Upon further investigation, our engineers identified that in 3.30 the base postgres container was updated from debian to alpine (due to still-unpatched vulnerabilities in the debian image), which changed the glibc version. This new glibc version contained a major update of its Unicode locale data with new collation information. This change also required indexes depending on these collations to be rebuilt immediately (more information here and here).
Looking Forward:
As a result of the 3.30 bug, Sourcegraph is committing to numerous changes to ensure this does not happen again. These changes impact both our engineering and support processes.
Engineering:
Pre-release process (development, release prep, & cutting)
- Introduce improved test instances to ensure we trust the signals while testing future releases.
- Continue to encourage a “raise a flag” culture—when something feels off, Sourcegraph engineers need to be encouraged to raise a flag and slow the process down. Customers are okay with the release coming a week late.
- Continue sharing knowledge across timezones to ensure we are not limited by any knowledge gaps in the event of future incidents.
- Routinely use amcheck to see if Postgres can self-report corruption issues. The tool cannot guarantee corruption is absent, but can prove existence when present.

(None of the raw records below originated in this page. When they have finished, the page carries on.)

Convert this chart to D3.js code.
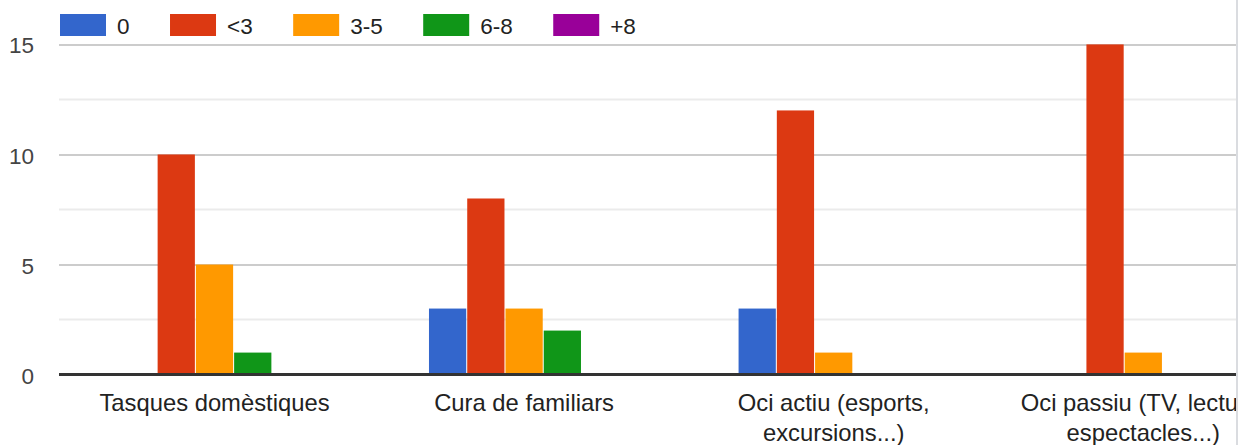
<!DOCTYPE html>
<html>
<head>
<meta charset="utf-8">
<script src="https://cdn.jsdelivr.net/npm/d3@7"></script>
<style>
  html, body { margin: 0; padding: 0; background: #fff; }
  svg { display: block; font-family: "Liberation Sans", Arial, sans-serif; }
</style>
</head>
<body>
<svg id="chart" width="1252" height="445"></svg>
<script>
// ---- data ----
const categories = [
  "Tasques domèstiques",
  "Cura de familiars",
  "Oci actiu (esports, excursions...)",
  "Oci passiu (TV, lectura, espectacles...)"
];
const seriesNames = ["0", "<3", "3-5", "6-8", "+8"];
const seriesColors = ["#3366cc", "#dc3912", "#ff9900", "#109618", "#990099"];
const values0   = [0, 3, 3, 0];
const valuesLt3 = [10, 8, 12, 15];
const values3_5 = [5, 3, 1, 1];
const values6_8 = [1, 2, 0, 0];
const valuesGt8 = [0, 0, 0, 0];
const seriesValues = [values0, valuesLt3, values3_5, values6_8, valuesGt8];
const yTicks = [0, 5, 10, 15];
const yMinorTicks = [2.5, 7.5, 12.5];

// ---- layout ----
const svg = d3.select("#chart");
const plotLeft = 59.7, plotRight = 1298.1, clipRight = 1236;
const gridLeft = 59;
const yBottom = 374.6, yTop = 44.4;
const fontSize = 22.5;
const catFontSize = 23.8;

const pInner = 1 - 191.25 / ((plotRight - plotLeft) / 4);
const x0 = d3.scaleBand().domain(categories).range([plotLeft, plotRight])
  .paddingInner(pInner).paddingOuter(pInner / 2);
const x1 = d3.scaleBand().domain(seriesNames).range([0, x0.bandwidth()]);
const y = d3.scaleLinear().domain([0, 15]).range([yBottom, yTop]);

const defs = svg.append("defs");
defs.append("clipPath").attr("id", "clip")
  .append("rect").attr("x", 0).attr("y", 0).attr("width", clipRight).attr("height", 445);

const g = svg.append("g").attr("clip-path", "url(#clip)");

// minor gridlines
g.append("g").selectAll("line").data(yMinorTicks).join("line")
  .attr("x1", gridLeft).attr("x2", plotRight + 10)
  .attr("y1", d => y(d)).attr("y2", d => y(d))
  .attr("stroke", "#ebebeb").attr("stroke-width", 2);

// major gridlines + labels via axis
const yAxis = d3.axisLeft(y).tickValues(yTicks).tickSize(-(plotRight + 10 - gridLeft))
  .tickPadding(25).tickFormat(d3.format("d"));
const ya = g.append("g").attr("transform", `translate(${gridLeft},0)`).call(yAxis);
ya.select(".domain").remove();
ya.selectAll(".tick line").attr("stroke", "#cccccc").attr("stroke-width", 2);
ya.selectAll(".tick text").attr("fill", "#444").attr("font-size", fontSize)
  .attr("font-family", "Liberation Sans, Arial, sans-serif").attr("dy", "0.38em");

// bars
const groups = g.append("g").selectAll("g").data(categories).join("g")
  .attr("transform", d => `translate(${x0(d)},0)`);
groups.selectAll("rect")
  .data((c, i) => seriesNames.map((s, k) => ({ s, k, v: seriesValues[k][i] })))
  .join("rect")
  .filter(d => d.v > 0)
  .attr("x", d => x1(d.s) + 0.5)
  .attr("width", x1.bandwidth() - 1)
  .attr("y", d => y(d.v))
  .attr("height", d => y(0) - y(d.v))
  .attr("fill", d => seriesColors[d.k]);

// baseline
g.append("line").attr("x1", gridLeft).attr("x2", plotRight + 10)
  .attr("y1", y(0)).attr("y2", y(0))
  .attr("stroke", "#333").attr("stroke-width", 3);

// category labels (wrapped)
const maxLabelWidth = 300;
const labels = g.append("g").attr("fill", "#222").attr("font-size", catFontSize)
  .attr("text-anchor", "middle");
categories.forEach(cat => {
  const cx = x0(cat) + x0.bandwidth() / 2;
  const t = labels.append("text").attr("x", cx).attr("y", 410.5);
  const words = cat.split(" ");
  let line = [];
  let tspan = t.append("tspan").attr("x", cx).attr("dy", 0);
  words.forEach(w => {
    line.push(w);
    tspan.text(line.join(" "));
    if (tspan.node().getComputedTextLength() > maxLabelWidth && line.length > 1) {
      line.pop();
      tspan.text(line.join(" "));
      line = [w];
      tspan = t.append("tspan").attr("x", cx).attr("dy", 30).text(w);
    }
  });
});

// container edge
svg.append("line").attr("x1", clipRight + 1).attr("x2", clipRight + 1)
  .attr("y1", 0).attr("y2", 445).attr("stroke", "#dadce0").attr("stroke-width", 2);

// legend
const legend = svg.append("g").attr("font-size", fontSize).attr("fill", "#222");
let lx = 60;
seriesNames.forEach((s, k) => {
  legend.append("rect").attr("x", lx).attr("y", 14).attr("width", 46).attr("height", 22)
    .attr("fill", seriesColors[k]);
  const tx = legend.append("text").attr("x", lx + 57).attr("y", 33.5).text(s);
  lx = lx + 57 + tx.node().getComputedTextLength() + 40.5;
});
</script>
</body>
</html>
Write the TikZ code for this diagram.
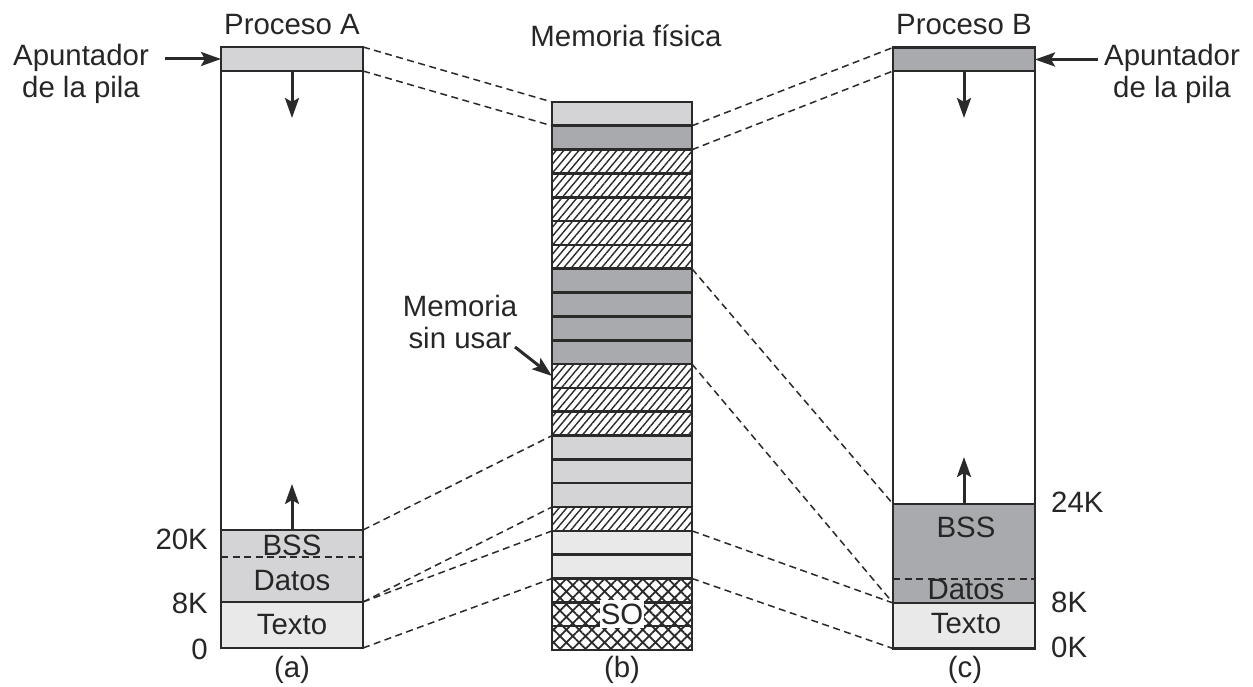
\documentclass[tikz,border=0pt]{standalone}
\usepackage{fontspec}
\setmainfont{Liberation Sans}
\usetikzlibrary{patterns.meta,arrows.meta}
\definecolor{lc}{HTML}{2A2A2A}
\definecolor{lgray}{HTML}{D4D4D6}
\definecolor{dgray}{HTML}{A9AAAE}
\definecolor{xgray}{HTML}{E9E9EA}
\definecolor{tc}{HTML}{262626}
\begin{document}
\begin{tikzpicture}[x=1bp,y=-1bp,font=\fontsize{29.5}{32}\selectfont,text=tc,
  blk/.style={draw=lc,line width=2.6bp,minimum width=140bp,minimum height=23.826bp,inner sep=0pt,outer sep=0pt},
  lg/.style={blk,fill=lgray},
  dg/.style={blk,fill=dgray},
  xg/.style={blk,fill=xgray},
  hat/.style={blk,preaction={fill=white},pattern={Lines[angle=50,distance=5.8bp,line width=1.4bp]},pattern color=lc},
  xhat/.style={blk,preaction={fill=white},pattern={Hatch[angle=45,distance=9bp,line width=1.8bp]},pattern color=lc},
  seg/.style={draw=lc,line width=2.6bp,minimum width=142bp,inner sep=0pt,outer sep=0pt},
  frame/.style={draw=lc,line width=2.8bp,minimum width=142bp,minimum height=601bp,inner sep=0pt,outer sep=0pt},
  conn/.style={draw=lc,line width=1.5bp,dash pattern=on 7bp off 4.5bp},
  arr/.style={draw=lc,line width=3bp,-{Stealth[length=20bp,width=14bp,inset=4bp]}},
  lbl/.style={inner sep=0pt}
]
\useasboundingbox (0,0) rectangle (1253,687);

% ---------- Proceso A ----------
\node[seg,fill=lgray,minimum height=24bp] (Astk) at (292,59) {};
\node[seg,fill=lgray,minimum height=72bp] (Adat) at (292,566) {};
\node[seg,fill=xgray,minimum height=46bp] (Atxt) at (292,625) {};
\node[frame] (A) at (292,347.5) {};
\draw[conn] (Adat.west |- 0,557) coordinate (Adl) -- (Adat.east |- 0,557) coordinate (Adr);
\node[lbl] (Abss) at (292,545) {BSS};
\node[lbl] (Adatos) at (292,581) {Datos};
\node[lbl] (Atexto) at (292,625) {Texto};
\node[lbl] (tA) at (292,25) {Proceso A};
\node[lbl,align=center] (pA) at (81,74) {Apuntador\\de la pila};
\coordinate (pAt) at (165,59);
\draw[arr] (pAt) -- (Astk.west);
\coordinate (Adn) at (292,118);
\draw[arr] (Astk.south) -- (Adn);
\coordinate (Aup) at (292,484);
\draw[arr] (Adat.north) -- (Aup);
\node[lbl,anchor=east] (A20) at (208,539) {20K};
\node[lbl,anchor=east] (A8) at (208,603) {8K};
\node[lbl,anchor=east] (A0) at (208,649) {0};
\node[lbl] (ca) at (292,670) {(a)};

% ---------- Memoria fisica ----------
\node[lg]   (m1)  at (622,113.9) {};
\node[dg]   (m2)  at (622,137.7) {};
\node[hat]  (m3)  at (622,161.6) {};
\node[hat]  (m4)  at (622,185.4) {};
\node[hat]  (m5)  at (622,209.2) {};
\node[hat]  (m6)  at (622,233.0) {};
\node[hat]  (m7)  at (622,256.9) {};
\node[dg]   (m8)  at (622,280.7) {};
\node[dg]   (m9)  at (622,304.5) {};
\node[dg]   (m10) at (622,328.3) {};
\node[dg]   (m11) at (622,352.2) {};
\node[hat]  (m12) at (622,376.0) {};
\node[hat]  (m13) at (622,399.8) {};
\node[hat]  (m14) at (622,423.6) {};
\node[lg]   (m15) at (622,447.5) {};
\node[lg]   (m16) at (622,471.3) {};
\node[lg]   (m17) at (622,495.1) {};
\node[hat]  (m18) at (622,518.9) {};
\node[xg]   (m19) at (622,542.8) {};
\node[xg]   (m20) at (622,566.6) {};
\node[xhat] (m21) at (622,590.4) {};
\node[xhat] (m22) at (622,614.2) {};
\node[xhat] (m23) at (622,638.1) {};
\node[fill=white,inner xsep=1bp,inner ysep=3.5bp] (so) at (622,614) {SO};
\node[lbl] (tM) at (626,36) {Memoria física};
\node[lbl,align=center] (msu) at (460,322) {Memoria\\sin usar};
\coordinate (msut) at (515,347);
\draw[arr] (msut) -- (m12.west);
\node[lbl] (cb) at (622,670) {(b)};

% ---------- Proceso B ----------
\node[seg,fill=dgray,minimum height=23bp] (Bstk) at (964,59.5) {};
\node[seg,fill=dgray,minimum height=99bp] (Bdat) at (964,553.5) {};
\node[seg,fill=xgray,minimum height=46bp] (Btxt) at (964,626) {};
\node[frame] (B) at (964,348) {};
\draw[conn] (Bdat.west |- 0,579) coordinate (Bdl) -- (Bdat.east |- 0,579) coordinate (Bdr);
\node[lbl] (Bbss) at (966,527) {BSS};
\node[lbl] (Bdatos) at (966,590) {Datos};
\node[lbl] (Btexto) at (966,624) {Texto};
\node[lbl] (tB) at (964,25) {Proceso B};
\node[lbl,align=center] (pB) at (1172,74) {Apuntador\\de la pila};
\coordinate (pBt) at (1098,59.5);
\draw[arr] (pBt) -- (Bstk.east);
\coordinate (Bdn) at (964,118);
\draw[arr] (Bstk.south) -- (Bdn);
\coordinate (Bup) at (964,457);
\draw[arr] (Bdat.north) -- (Bup);
\node[lbl,anchor=west] (B24) at (1051,502) {24K};
\node[lbl,anchor=west] (B8) at (1051,602) {8K};
\node[lbl,anchor=west] (B0) at (1051,647) {0K};
\node[lbl] (cc) at (965,670) {(c)};

% ---------- connectors ----------
\draw[conn] (A.north east) -- (m1.north west);
\draw[conn] (Astk.south east) -- (m2.north west);
\draw[conn] (Adat.north east) -- (m15.north west);
\draw[conn] (Adat.south east) -- (m18.north west);
\draw[conn] (Adat.south east) -- (m19.north west);
\draw[conn] (A.south east) -- (m21.north west);
\draw[conn] (m2.north east) -- (B.north west);
\draw[conn] (m3.north east) -- (Bstk.south west);
\draw[conn] (m8.north east) -- (Bdat.north west);
\draw[conn] (m12.north east) -- (Bdat.south west);
\draw[conn] (m19.north east) -- (Bdat.south west);
\draw[conn] (m21.north east) -- (B.south west);
\end{tikzpicture}
\end{document}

- Work to migrate existing customers and set a standard for new customers to utilize managed external databases in their cloud providers (i.e. CloudSQL, RDS, Aurora, Aiven, etc)
Post-release process
- Create a clearly defined process/tooling for pausing/pulling a release that does not require individual messages to customers.
- Introduce an ‘insiders’ ring of customers who receive the build several days ahead of time. This insiders ring will ensure that customers who are comfortable with an increased level of risk will be able to trial Sourcegraph’s latest feature set while being able to rollback incase of an incident.
Customer Support:
- Formalize our major incident response including instructions on how and when Sourcegraph will pull releases if major incidents occur in the future.
- Create a single source of truth for future major incidents which ensure all customers receive the latest information (ie, a status page)
We will continue to update this handbook page with status updates related to these action items.